Two things only could Zamarah do for her brother, as he girded on his swords and laced his armour. She gave to him Olnar, the storm witch whose family — for their poverty and debt — were indentured to the Feyn royal house a decade before the boy’s birth. Olnar grew up with the gift of Sight. Wasted in the olive groves and kitchens, he spent his youth at the feet of Feynafell’s greatest mages, mastering every skerrick of magic they could teach while he learned how to command his gift, lest it destroy him as wildfire races through the forest.

And on the eve before battle, Zamarah sent for Eldric, and into his hand placed Bragutai’s halter. She trusted no horse before him. Twice, he saved her life when she was still only a girl — fought and defeated a mountain krall with fangs like scythes, and carried the young princess through a brawling river, when the bridge on the Tane collapsed. No magic or prayer could keep Eldric off the battlefield, for the Veru were starving at winter's end, as always. The instinct for survival spurred them east into gentler, more fecund lands than their own. But if any force could bring Eldric home, Zamarah placed her faith not in her father’s careless gods, who seemed deaf even to the entreaties of their own priests, but in Bragutai.

She watched from the revetment above Feynafell until her people’s battle colours faded from sight. Everything she held most dear marched beneath those banners, and she would receive no word until couriers raced home with news. Only Olnar could send messages, and then merely through the wyrd dreams which haunted Zamarah through the late spring and into the summer…

The winds swung southeast and warmed; spring rain fell as the new year’s crops were seeded; new foals romped and kicked in the paddocks where Andregar’s best stock were bred. She watched Bragutai’s progeny born in those months, while she fretted through the nights, her dreams filled with images of battle, hardship, danger and the longing for home. She might have wondered which dreams were Olnar’s and which were pure fancy, but instinct always told her the truth.

She knew when the Feynafell regiments were routed and sent scrambling for cover among the passes; she saw when fire overtook their supply column, and men went hungry while they cut the dogs loose to hunt for themselves and the horses made do with the high hills’ sparse graze. Zamarah knew when a spearpoint found Olnar’s leg, and he thrashed for days in delirium, wondering if it would be gone when he woke — and she also glimpsed the battle when the Feynaell regiment overrode the Veru, drove them northwest. They fell back, broken for the season just as the caribou returned to their hills and the hunting paths opened.

But Olnar had warned many times, victory would not be won without great cost; the butcher’s bill must be paid. The last battle soon shattered into a desperate scramble for the high ground, and though Eldric’s lieutenants — the chieftains Gareth and Weyland — wrought victory out of chaos, Eldric found himself cut off from the regiment. Wounded, he beat a path through crags and high timber where the Veru and the sickle-fanged krall could smell blood on the air.

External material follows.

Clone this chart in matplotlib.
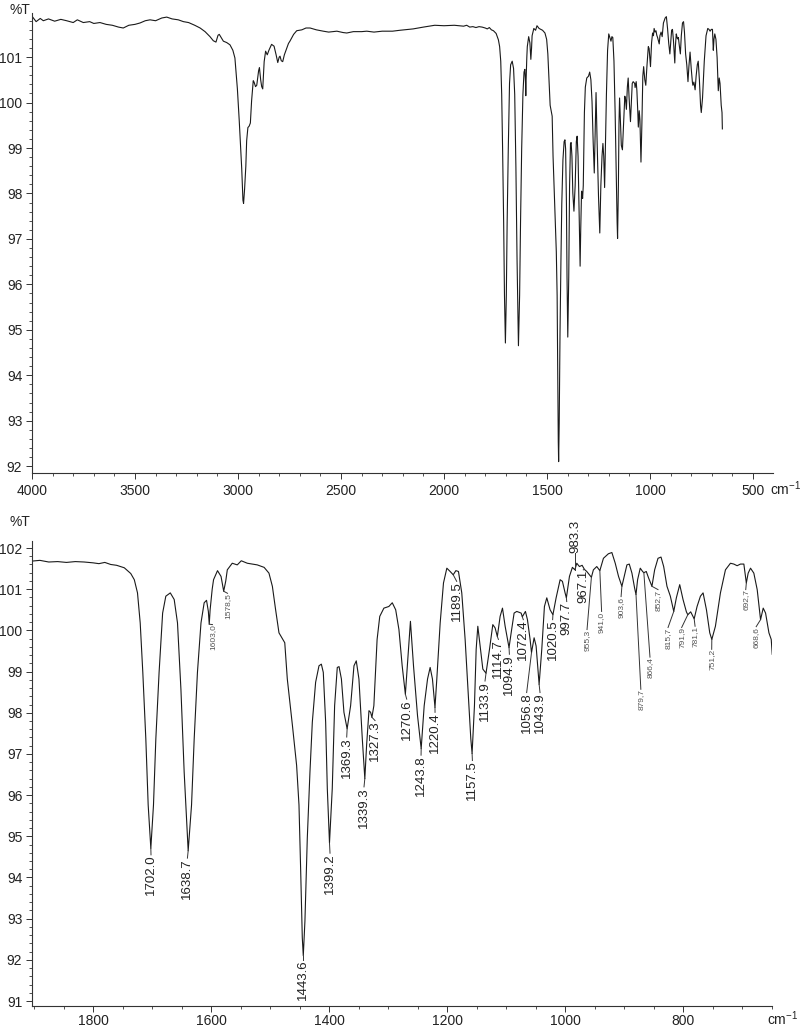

Messages of victory sped to Feynafell with regimental couriers, ahead of the wagons bearing the wounded, but the force remained in the north, searching the passes for Eldric. In a week, even Gareth and Weyland gave him up for dead. Only Olnar continued to swear that Eldric lived and was at liberty, though even he could not find the prince in the tangle of rock and heather, where the high hills became the low slopes of the Alcaus Mountains.

In a month, only a token force remained at Trolldance Rocks, and that because Olnar refused to leave. The young witch wrote to Zamarah, swearing on his gods that he could feel Eldric in the wild. Placing her faith in her childhood friend, and with the Veru danger spent now, Zamarah took a party of scouts and lancers and hurried north from Feynafell.

At sunset, when the krall began to wail over the high valleys, they came upon the camp in the wind-shadow of the high granite outcrop known as Trolldance Rocks. Olnar’s wound had healed well enough for him to ride, and at dawn they went out, following his fey instincts … but it was Bragutai who brought Eldric back — both of them wounded, at the end of their strength.

Eldric would recover, with the finest surgeons the old king could provide, but Bragutai’s race was run, and the horse knew it. He had become a legend already, and would never be forgotten — the people of Feynafell tell his story still. Zamarah sang his elegy as he was honoured the way all great horses are: his head, his heart and his hooves were buried deep, where the krall would not find them, among purple heather on a wild hillside not a mile from where he was born.

***

This feels to me as if it would make an excellent YA high fantasy novel, aimed at all people but 65% at girls. I might come back to this, when time permits, and write it.